>> begin

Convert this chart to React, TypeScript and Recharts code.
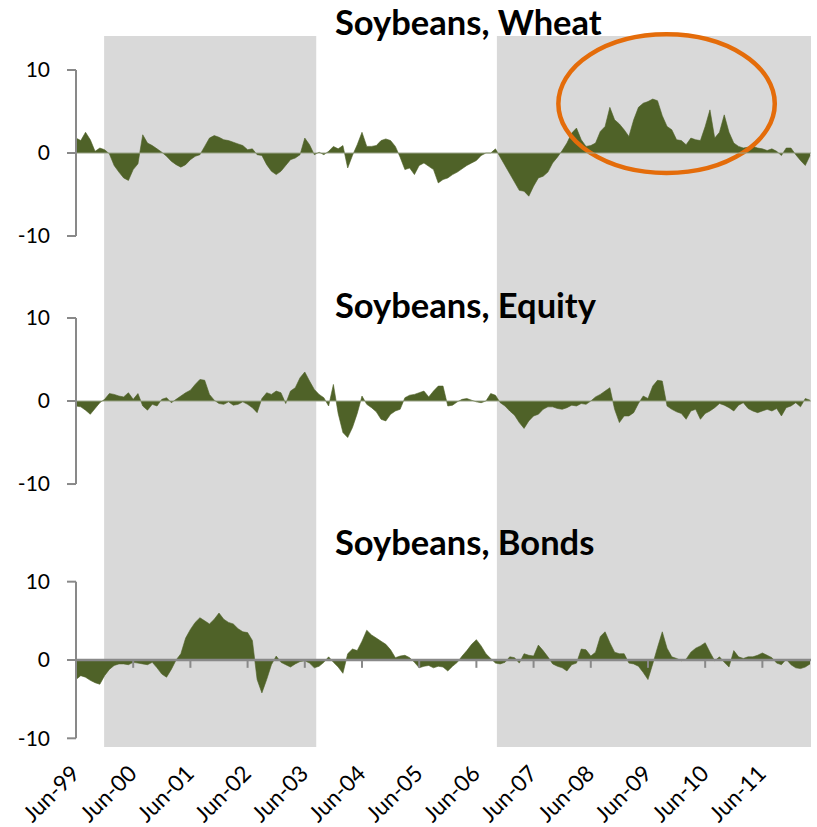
import { ComposedChart, Area, XAxis, YAxis, ReferenceArea, ReferenceLine } from "recharts";

// months since Jun-99 (index 0) through Apr-12 (index 154)
const junTicks = [0, 12, 24, 36, 48, 60, 72, 84, 96, 108, 120, 132, 144];
const junLabels = [
  "Jun-99", "Jun-00", "Jun-01", "Jun-02", "Jun-03", "Jun-04", "Jun-05",
  "Jun-06", "Jun-07", "Jun-08", "Jun-09", "Jun-10", "Jun-11",
];

// shaded periods, in months since Jun-99
const shadedPeriods = [
  { from: 5.9, to: 50.4 },
  { from: 88.3, to: 154.2 },
];

const wheat = [
  1.8, 1.5, 2.5, 1.6, 0.2, 0.6, 0.4, -0.1, -1.5, -2.3,
  -3.0, -3.3, -2.0, -1.3, 2.2, 1.2, 0.9, 0.5, 0.1, -0.4,
  -1.0, -1.4, -1.7, -1.4, -0.8, -0.4, -0.2, 0.8, 1.8, 2.1,
  1.9, 1.6, 1.5, 1.3, 1.1, 0.9, 0.4, 0.5, -0.2, -0.3,
  -1.4, -2.2, -2.6, -2.2, -1.5, -0.8, -0.6, -0.2, 1.8, 1.0,
  -0.2, 0.1, -0.2, 0.2, 0.8, 0.5, 0.9, -1.8, -0.3, 1.0,
  2.5, 0.8, 0.8, 0.9, 1.5, 1.7, 1.5, 0.8, -0.5, -2.0,
  -1.8, -2.6, -1.5, -1.2, -1.6, -2.0, -3.6, -3.2, -3.0, -2.6,
  -2.3, -1.9, -1.5, -1.2, -0.9, -0.3, 0.0, 0.0, 0.5, -0.5,
  -1.5, -2.5, -3.5, -4.5, -4.6, -5.2, -4.0, -3.0, -2.8, -2.3,
  -1.2, -0.5, 0.3, 1.2, 2.4, 3.0, 1.6, 0.8, 0.9, 1.2,
  2.6, 3.2, 5.5, 4.0, 3.5, 2.8, 2.0, 4.0, 5.5, 6.0,
  6.2, 6.5, 6.3, 4.5, 3.2, 2.8, 1.6, 1.5, 1.0, 1.8,
  1.6, 1.5, 3.2, 5.2, 1.8, 2.5, 4.6, 2.5, 1.2, 0.8,
  0.6, 0.7, 0.8, 0.6, 0.5, 0.3, 0.5, 0.2, -0.3, 0.6,
  0.6, -0.2, -0.9, -1.5, -0.3,
];

const equity = [
  -0.6, -0.7, -1.1, -1.6, -0.9, -0.2, 0.2, 0.9, 0.8, 0.6,
  0.5, 1.0, 0.2, 0.9, -0.6, -1.1, -0.4, -0.6, 0.2, 0.4,
  -0.2, 0.2, 0.6, 1.0, 1.3, 2.0, 2.6, 2.5, 0.8, 0.1,
  -0.3, -0.4, -0.1, -0.5, -0.4, -0.1, -0.4, -0.8, -1.4, 0.3,
  1.0, 0.8, 1.2, 1.0, -0.3, 1.2, 1.6, 2.8, 3.5, 2.4,
  1.4, 0.8, 0.4, -0.6, 2.0, -1.5, -3.8, -4.4, -3.2, -1.5,
  0.6, -0.4, -0.8, -1.3, -2.2, -2.4, -1.6, -1.2, -1.0, 0.4,
  0.7, 0.8, 1.0, 1.2, 0.5, 1.2, 1.8, 1.8, -0.6, -0.5,
  -0.1, 0.2, 0.3, 0.1, -0.1, -0.2, 0.0, 0.9, 0.7, -0.2,
  -0.6, -1.2, -1.7, -2.6, -3.3, -2.4, -1.8, -1.6, -1.0, -0.7,
  -0.7, -0.9, -1.0, -0.8, -0.5, -0.6, -0.3, -0.4, 0.0, 0.5,
  0.8, 1.2, 1.6, -1.0, -2.6, -1.8, -1.8, -1.4, -0.3, 0.6,
  0.3, 1.8, 2.5, 2.4, -0.6, -1.0, -1.3, -1.5, -2.2, -1.2,
  -1.0, -2.2, -1.5, -1.2, -0.8, -0.3, -0.5, -0.8, -1.2, -0.5,
  -0.2, -0.9, -1.2, -1.4, -1.2, -1.0, -1.2, -0.9, -1.8, -0.8,
  -0.6, -0.2, -0.7, 0.3, 0.1,
];

const bonds = [
  -2.5, -2.0, -2.2, -2.6, -2.9, -3.1, -2.0, -1.2, -0.7, -0.5,
  -0.5, -0.6, -0.3, -0.4, -0.5, -0.6, -0.3, -1.0, -1.8, -2.2,
  -1.2, 0.0, 0.8, 2.8, 3.9, 4.8, 5.4, 5.0, 4.6, 5.2,
  6.0, 5.2, 4.8, 4.6, 4.0, 3.6, 3.5, 2.5, -2.5, -4.2,
  -2.5, -0.6, 0.5, -0.3, -0.6, -0.9, -0.5, -0.2, -0.1, -0.4,
  -1.0, -0.8, -0.3, 0.4, -0.3, -0.9, -1.7, 0.8, 1.4, 1.2,
  2.4, 3.8, 3.2, 2.8, 2.4, 2.0, 1.3, 0.3, 0.5, 0.6,
  0.3, -0.3, -1.0, -0.8, -0.7, -1.0, -0.8, -0.9, -1.4, -0.8,
  -0.3, 0.5, 1.2, 2.0, 2.6, 1.8, 0.8, 0.2, -0.4, -0.5,
  -0.3, 0.4, 0.3, -0.4, 0.8, 0.6, 0.5, 1.9, 1.2, 0.4,
  -0.5, -0.8, -1.0, -1.4, -0.6, -0.4, 1.4, 1.3, 0.5, 1.0,
  3.0, 3.6, 2.2, 1.0, 0.8, 0.8, -0.4, -0.5, -0.8, -1.6,
  -2.5, -0.5, 1.6, 3.6, 1.5, 0.4, 0.2, -0.1, 0.1, 1.0,
  1.5, 1.8, 2.2, 1.0, -0.1, 0.4, -0.3, -0.9, 1.2, 0.4,
  0.2, 0.4, 0.4, 0.6, 0.9, 0.6, 0.3, -0.4, -0.6, 0.1,
  -0.6, -1.0, -1.1, -0.9, -0.5,
];

const data = wheat.map((w, i) => ({ t: i, wheat: w, equity: equity[i], bonds: bonds[i] }));

const GREEN = "#4f6228";
const AXIS_GREY = "#898989";
const FONT = "Lato, 'Open Sans', sans-serif";

function JunTick({ x, y, payload }: any) {
  const label = junLabels[junTicks.indexOf(payload.value)];
  const tx = x + 5;
  const ty = y + 28;
  return (
    <text x={tx} y={ty} transform={`rotate(-45 ${tx} ${ty})`} textAnchor="end" fontSize={22.5} fontFamily={FONT} fill="#000">
      {label}
    </text>
  );
}

function Ellipse(props: any) {
  const { x, y, width, height } = props;
  return (
    <ellipse cx={x + width / 2} cy={y + height / 2} rx={width / 2} ry={height / 2} fill="none" stroke="#e46c0a" strokeWidth={4.5} />
  );
}

interface PanelProps {
  dataKey: string;
  top: number;
  height: number;
  marginTop: number;
  domain: [number, number];
  showDates?: boolean;
  highlight?: boolean;
}

function Panel({ dataKey, top, height, marginTop, domain, showDates, highlight }: PanelProps) {
  return (
    <div style={{ position: "absolute", left: 0, top }}>
      <ComposedChart width={817} height={height} data={data} margin={{ top: marginTop, right: 6, bottom: 0, left: 0 }}>
        {shadedPeriods.map((p) => (
          <ReferenceArea key={p.from} x1={p.from} x2={p.to} fill="#d9d9d9" fillOpacity={1} stroke="none" ifOverflow="hidden" />
        ))}
        <XAxis
          type="number"
          dataKey="t"
          domain={[0, 154.2]}
          allowDataOverflow
          ticks={junTicks}
          hide={!showDates}
          height={80}
          axisLine={false}
          tickLine={false}
          tickSize={0}
          tickMargin={0}
          interval={0}
          tick={<JunTick />}
        />
        <YAxis
          type="number"
          domain={domain}
          allowDataOverflow
          ticks={[-10, 0, 10]}
          width={76}
          axisLine={false}
          tickLine={{ stroke: AXIS_GREY, strokeWidth: 2 }}
          tickSize={9}
          tickMargin={17}
          tick={{ fill: "#000", fontSize: 21, fontFamily: FONT }}
        />
        {!showDates && <ReferenceLine y={0} stroke="#9aa58a" strokeWidth={1} />}
        <Area
          type="linear"
          dataKey={dataKey}
          baseValue={0}
          stroke={GREEN}
          strokeWidth={0.6}
          fill={GREEN}
          fillOpacity={1}
          dot={false}
          activeDot={false}
          isAnimationActive={false}
        />
        <ReferenceLine segment={[{ x: 0, y: -10 }, { x: 0, y: 10 }]} stroke={AXIS_GREY} strokeWidth={2} />
        {showDates && <ReferenceLine y={0} stroke={AXIS_GREY} strokeWidth={2.5} />}
        {showDates &&
          junTicks.slice(1).map((t) => (
            <ReferenceLine key={t} segment={[{ x: t, y: 0 }, { x: t, y: -1 }]} stroke={AXIS_GREY} strokeWidth={2} />
          ))}
        {highlight && (
          <ReferenceArea x1={101.2} x2={146.6} y1={-2.4} y2={14.3} ifOverflow="visible" shape={<Ellipse />} />
        )}
      </ComposedChart>
    </div>
  );
}

export default function App() {
  return (
    <div style={{ position: "absolute", left: 0, top: 0, width: 817, height: 827, background: "#fff" }}>
      <Panel dataKey="wheat" top={0} height={280} marginTop={36} domain={[-15.3, 14.1]} highlight />
      <Panel dataKey="equity" top={280} height={255} marginTop={0} domain={[-16.14, 14.58]} />
      <Panel dataKey="bonds" top={535} height={292} marginTop={0} domain={[-11.11, 15.96]} showDates />
      <svg width={817} height={827} style={{ position: "absolute", left: 0, top: 0, pointerEvents: "none" }}>
        <g fontFamily={FONT} fontWeight={700} fontSize={34.5} fill="#000">
          <text x={335} y={35}>Soybeans, Wheat</text>
          <text x={335} y={318}>Soybeans, Equity</text>
          <text x={335} y={555}>Soybeans, Bonds</text>
        </g>
      </svg>
    </div>
  );
}
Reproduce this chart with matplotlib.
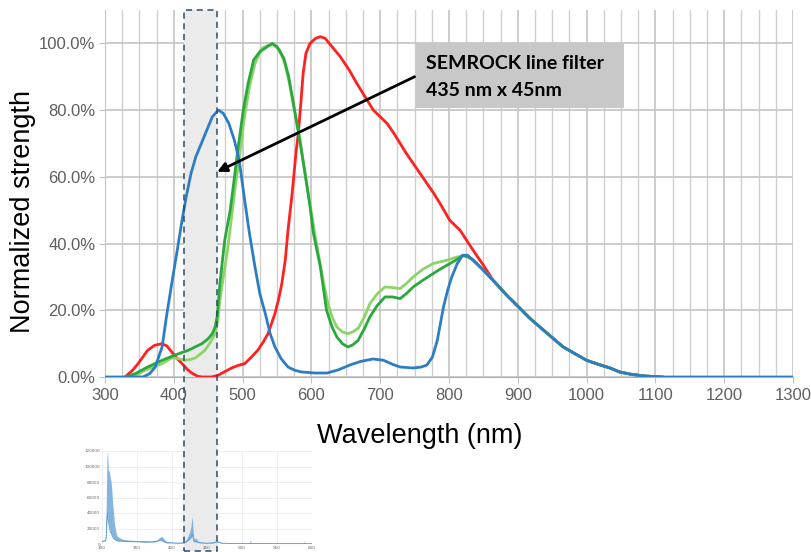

>> end

Aim of the task:
Restate word for word only the lines from where the entries begin through the one with "YAxis, ReferenceArea, ReferenceLine"; omit the pictures.

Exercise solution:
Convert this chart to React, TypeScript and Recharts code.
import { ComposedChart, Area, XAxis, YAxis, ReferenceArea, ReferenceLine } from "recharts";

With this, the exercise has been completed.